July
Third Cinema Days
Established in Tbilisi, Georgia, Third Cinema Days is an alternative, radical film festival and programme series dedicated to postcolonial cinema and voices from the Global South. We curate films that center resistance, identity, and storytelling beyond dominant narratives. More than just screenings, the festival functions as an assembly—transforming the cinema into a space for collective political engagement, critical dialogue, and reflection.
We present a selection based around themes of land, displacement, infrastructure as a means to exclude people and commodify land, alienation, and the constructed dichotomy of rural versus urban. With our programme we are attempting to situate the Caucasus region within wider West Asia and draw parallels, linking cultures under erasure and using connection as a way to build solidarity.

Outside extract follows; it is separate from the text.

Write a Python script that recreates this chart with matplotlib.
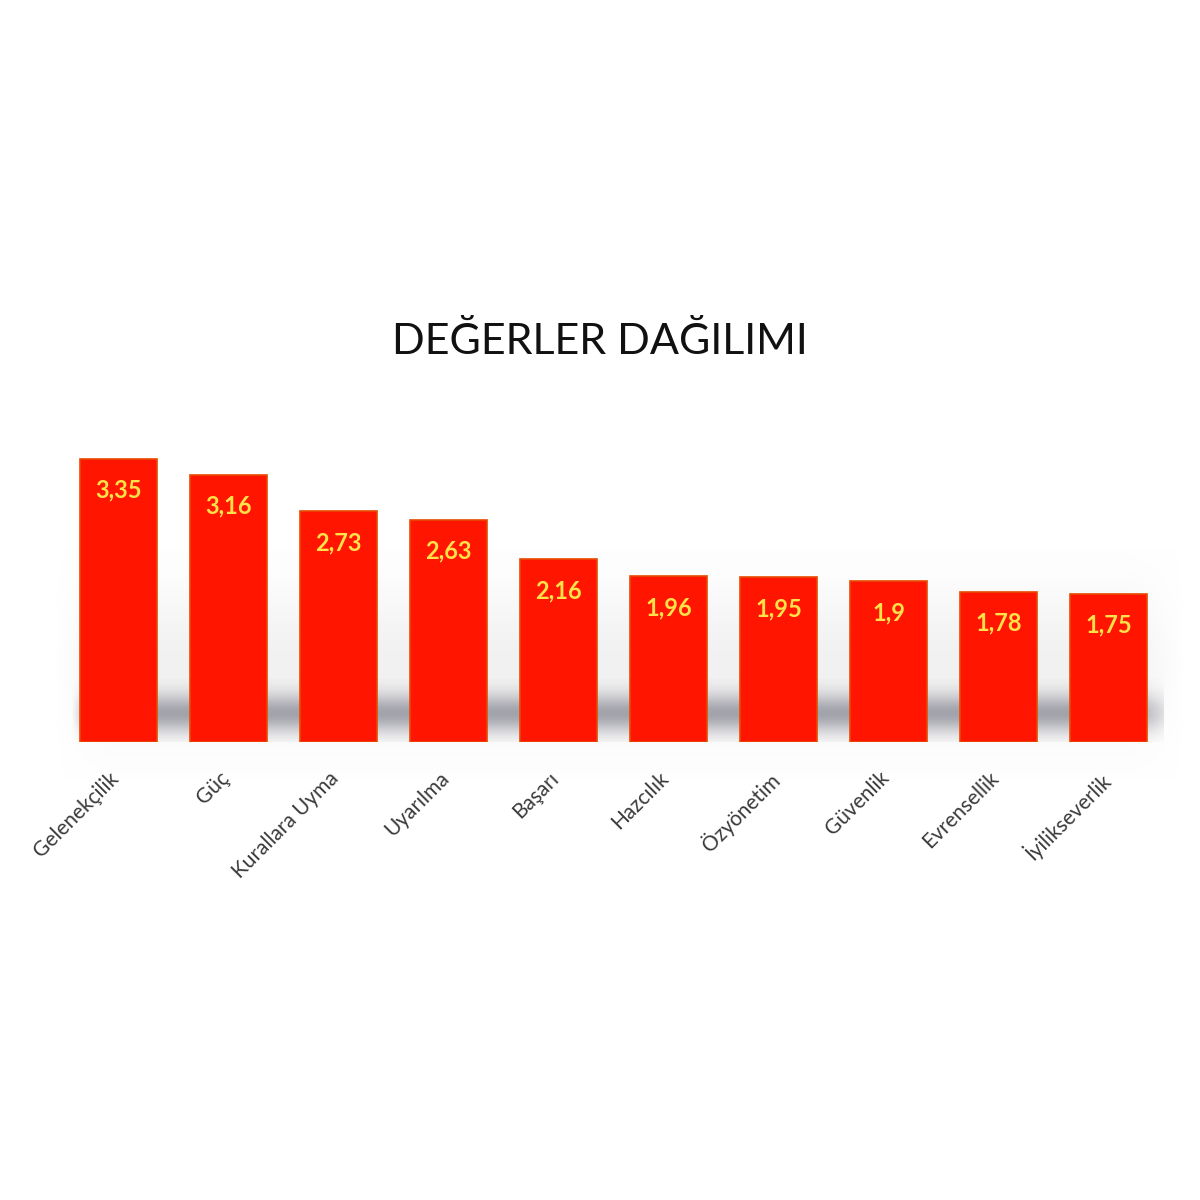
import numpy as np
import matplotlib.pyplot as plt
import matplotlib.transforms as mtransforms

# Değerler dağılımı - ortalama puanlar
categories = ['Gelenekçilik', 'Güç', 'Kurallara Uyma', 'Uyarılma', 'Başarı',
              'Hazcılık', 'Özyönetim', 'Güvenlik', 'Evrensellik', 'İyilikseverlik']
values = [3.35, 3.16, 2.73, 2.63, 2.16, 1.96, 1.95, 1.9, 1.78, 1.75]
value_labels = ['3,35', '3,16', '2,73', '2,63', '2,16', '1,96', '1,95', '1,9', '1,78', '1,75']

plt.rcParams['font.family'] = ['Lato', 'DejaVu Sans']

fig = plt.figure(figsize=(12, 12), dpi=100)
ax = fig.add_axes([0.053, 0.3817, 0.9167, 0.2817])

x = np.arange(len(categories))

# soft grey shadow band behind the bars (just styling)
prof = np.linspace(0, 1, 120)
horiz = np.linspace(0, 1, 200)
shade = np.exp(-((prof - 0.45) / 0.3) ** 2)
hfade = np.clip(np.minimum(horiz / 0.02, (1 - horiz) / 0.04), 0, 1)
img = np.zeros((120, 200, 4))
img[..., 0] = 0.5
img[..., 1] = 0.5
img[..., 2] = 0.55
img[..., 3] = shade[:, None] * hfade[None, :] * 0.7
ax.imshow(img, extent=(-0.45, 9.65, 0, 0.75), origin='lower', aspect='auto',
          interpolation='bilinear', zorder=1)
# very faint backdrop
bfade = np.clip(np.minimum(horiz / 0.05, (1 - horiz) / 0.05), 0, 1)
bg = np.zeros((120, 200, 4))
bg[..., :3] = 0.85
bg[..., 3] = np.exp(-((prof - 0.5) / 0.3) ** 2)[:, None] * bfade[None, :] * 0.35
ax.imshow(bg, extent=(-0.6, 9.7, -0.45, 2.3), origin='lower', aspect='auto',
          interpolation='bilinear', zorder=0, clip_on=False)

ax.bar(x, values, width=0.7, color='#FF1500', edgecolor='#E84A00',
       linewidth=1.2, zorder=3)

for xi, v, lab in zip(x, values, value_labels):
    ax.text(xi, v - 0.37, lab, ha='center', va='center', color='#FFE14A',
            fontsize=17, fontweight='bold', zorder=4)

ax.set_xlim(-0.5, 9.5)
ax.set_ylim(0, 4)
ax.set_xticks(x)
ax.set_xticklabels([])
ax.tick_params(axis='x', length=0)

# rotated category labels, nudged left of the bar centre
offset = mtransforms.ScaledTranslation(-10 / 100, -26 / 100, fig.dpi_scale_trans)
for xi, cat in zip(x, categories):
    ax.text(xi, 0, cat, transform=ax.get_xaxis_transform() + offset,
            rotation=45, ha='right', va='top', rotation_mode='anchor',
            fontsize=15, color='#3a3a3a', clip_on=False)

ax.set_yticks([])
for s in ax.spines.values():
    s.set_visible(False)

fig.text(0.5, 0.715, 'DEĞERLER DAĞILIMI', ha='center', va='center',
         fontsize=31, color='#111111')

plt.savefig('out.png', dpi=100)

In Georgia, the political landscape has ossified into a restrictive binary: the state opposes EU accession while tightening control on social freedoms, while the dominant opposition is uncritically “pro-Western,” heralding a “European future” that sterilises Georgian and Caucasus history. This discourse whitewashes our complex past, excising the Soviet legacy—from its divisive nationality policies to its aborted attempts at Second-Third World cultural solidarity—in favour of a flattened Western identity. We believe this polarisation creates a blind spot, dismissing local, regional, and inter-ethnic connections while ignoring the encroaching neo-capitalism of regional powers like Russia and Turkey.
With this programme, we aim to provide nuance, resisting both uncritical Euro-Atlanticism and the erasure of our history. Through film, we seek to deconstruct contemporary myths centering Fortress Europe and ethnocentric nationalisms, using our shared context as a tool for oppressed peoples to build genuine solidarity.